The origin of this matter dates back to June 09, 2017, when the Ministry of Corporate Affairs sent a letter to SEBI identifying 331 listed companies as “shell companies” (“MCA Letter”). In August 2017, SEBI forwarded that list of 331 listed companies to the stock exchanges to be shifted onto Stage VI of the Graded Surveillance Mechanism (GSM) and restrict the trading in securities of such companies by its directors and promoters. The petitioner in the current matter is one of the 331 listed companies mentioned in the MCA Letter.

GSM is a pre-emptive surveillance mechanism formed by SEBI to enhance market integrity and safeguard the interests of investors. While it contains six stages, Stage VI is the strictest of all wherein trading in securities is permitted only once a month under the trade-to-trade category. Further, buyers have to pay an additional surveillance deposit to the tune of 200% of the trade value.

Thereafter, SEBI’s communication was challenged by few of the companies, including the petitioner in this case, before the Securities Appellate Tribunal (“SAT”). SAT observed that the letter sent by MCA provided a list of “suspected shell companies” and opined that SEBI could not have presumed them to be shell companies without making an independent investigation of its own.

The petitioner is a company incorporated under the Companies Act, 1956, which is engaged in the business of cultivation and manufacturing of tea, and it vehemently denies that it is a shell company. Therefore, aggrieved by the MCA Letter, the petitioner filed a writ petition before the Gauhati High Court.

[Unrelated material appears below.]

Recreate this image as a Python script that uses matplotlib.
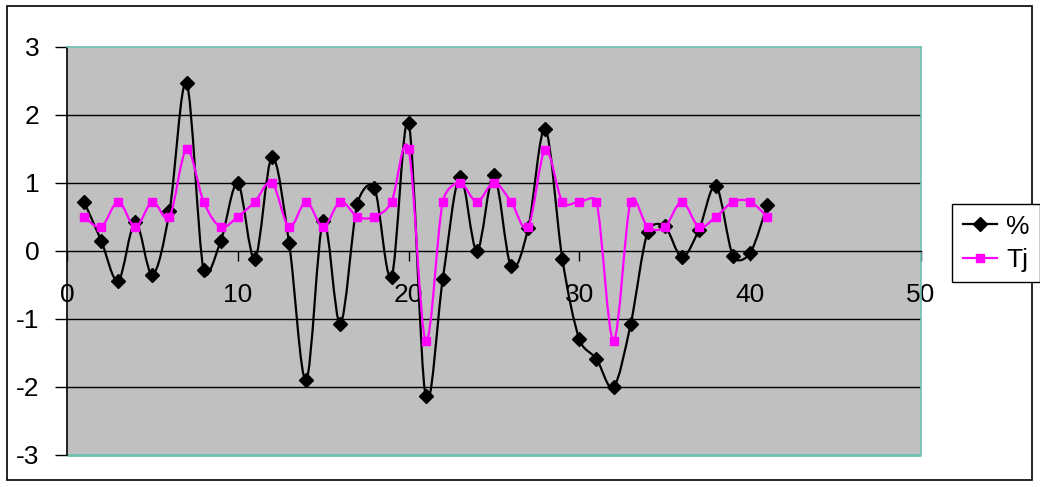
import matplotlib
matplotlib.use("Agg")
import matplotlib.pyplot as plt
from matplotlib.path import Path
from matplotlib.patches import PathPatch, Rectangle
from matplotlib.lines import Line2D
import numpy as np

plt.rcParams['font.family'] = ['Liberation Sans', 'DejaVu Sans']
plt.rcParams['axes.unicode_minus'] = False

x_vals = list(range(1, 42))
pct = [0.72, 0.15, -0.44, 0.42, -0.35, 0.58, 2.46, -0.29, 0.14, 0.99,
       -0.12, 1.37, 0.12, -1.90, 0.44, -1.07, 0.69, 0.92, -0.38, 1.88,
       -2.14, -0.42, 1.09, 0.00, 1.11, -0.23, 0.33, 1.79, -0.12, -1.30,
       -1.59, -2.00, -1.08, 0.28, 0.36, -0.09, 0.31, 0.95, -0.08, -0.03,
       0.67]
tj = [0.50, 0.35, 0.72, 0.35, 0.72, 0.50, 1.49, 0.72, 0.35, 0.50,
      0.72, 1.00, 0.35, 0.72, 0.35, 0.72, 0.50, 0.50, 0.72, 1.49,
      -1.32, 0.72, 1.00, 0.72, 1.00, 0.72, 0.35, 1.48, 0.72, 0.72,
      0.72, -1.32, 0.72, 0.35, 0.35, 0.72, 0.35, 0.50, 0.72, 0.72,
      0.50]
series_names = ['%', 'Tj']
x_ticks = [0, 10, 20, 30, 40, 50]
y_ticks = [-3, -2, -1, 0, 1, 2, 3]

W, H = 1040, 487
fig = plt.figure(figsize=(W / 100, H / 100), dpi=100)
fig.patch.set_facecolor('white')

# outer chart border
fig.add_artist(Rectangle((7 / W, 1 - 480 / H), (1032 - 7) / W, (480 - 6) / H,
                         transform=fig.transFigure, fill=False,
                         edgecolor='black', linewidth=1.2))

ax = fig.add_axes([67 / W, 1 - 455 / H, (921 - 67) / W, (455 - 46.5) / H])
ax.set_facecolor('#C0C0C0')
ax.set_xlim(0, 50)
ax.set_ylim(-3, 3)

for s in ['top', 'right']:
    ax.spines[s].set_color('#6FC0B0')
    ax.spines[s].set_linewidth(1.2)
ax.spines['left'].set_color('black')
ax.spines['left'].set_linewidth(1.2)
ax.spines['bottom'].set_position(('data', 0))
ax.spines['bottom'].set_color('black')
ax.spines['bottom'].set_linewidth(1.0)
ax.add_patch(Rectangle((0, 0), 1, 0, transform=ax.transAxes, fill=False,
                       edgecolor='#6FC0B0', linewidth=2.0, clip_on=False, zorder=0.5))

for yv in y_ticks:
    if yv not in (-3, 0, 3):
        ax.axhline(yv, color='black', linewidth=1.0, zorder=1)

ax.set_xticks(x_ticks)
ax.set_yticks(y_ticks)
ax.tick_params(axis='x', direction='out', length=7, width=1, pad=16, labelsize=19)
ax.tick_params(axis='y', direction='out', length=9, width=1, pad=11, labelsize=19)


def smooth_path(xs, ys):
    # Excel-style Bezier smoothing: tension 1/6, control arm <= half segment
    data = np.column_stack([xs, ys]).astype(float)
    scr = ax.transData.transform(data)
    n = len(scr)
    f = 1 / 6.0
    verts = [scr[0]]
    codes = [Path.MOVETO]
    for i in range(n - 1):
        p0 = scr[i - 1] if i > 0 else scr[i]
        p1 = scr[i]
        p2 = scr[i + 1]
        p3 = scr[i + 2] if i + 2 < n else scr[i + 1]
        d12 = np.hypot(*(p2 - p1))
        d02 = np.hypot(*(p2 - p0))
        d13 = np.hypot(*(p3 - p1))
        f1 = f if d02 * f <= d12 / 2 else d12 / (2 * d02)
        f2 = f if d13 * f <= d12 / 2 else d12 / (2 * d13)
        c1 = p1 + f1 * (p2 - p0)
        c2 = p2 - f2 * (p3 - p1)
        verts += [c1, c2, p2]
        codes += [Path.CURVE4] * 3
    verts = ax.transData.inverted().transform(np.array(verts))
    return Path(verts, codes)


ax.add_patch(PathPatch(smooth_path(x_vals, pct), fill=False, edgecolor='black',
                       linewidth=1.6, zorder=3))
ax.plot(x_vals, pct, linestyle='none', marker='D', markersize=7,
        color='black', zorder=4)
ax.add_patch(PathPatch(smooth_path(x_vals, tj), fill=False, edgecolor='#FF00FF',
                       linewidth=1.6, zorder=5))
ax.plot(x_vals, tj, linestyle='none', marker='s', markersize=5.5,
        color='#FF00FF', zorder=6)

handles = [Line2D([], [], color='black', marker='D', markersize=7, linewidth=1.6),
           Line2D([], [], color='#FF00FF', marker='s', markersize=5.5, linewidth=1.6)]
leg = fig.legend(handles, series_names, loc='upper left',
                 bbox_to_anchor=(952 / W, 1 - 204 / H), fontsize=19,
                 frameon=True, fancybox=False, framealpha=1, edgecolor='black',
                 handlelength=1.3, handletextpad=0.35, borderpad=0.4,
                 labelspacing=0.35, borderaxespad=0)
leg.get_frame().set_linewidth(1.0)

fig.savefig('out.png', dpi=100)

It is pertinent to note that no law in the country has defined or prescribed any criteria to identify “shell” companies. Furthermore, even if any company is a “shell company”, it is not implied anywhere that it can be penalized for being so. In the current case, the High Court has observed that the expression “shell company” in popular parlance refers to a tainted company, and thereby categorizing a company as such would carry adverse consequences.

In light of the above, while allowing the writ petition and setting aside the MCA Letter, the High Court has rightly observed that branding the petitioner as a shell company without even initiating any investigation or giving it an opportunity to be heard would be a gross violation of the principles of natural justice.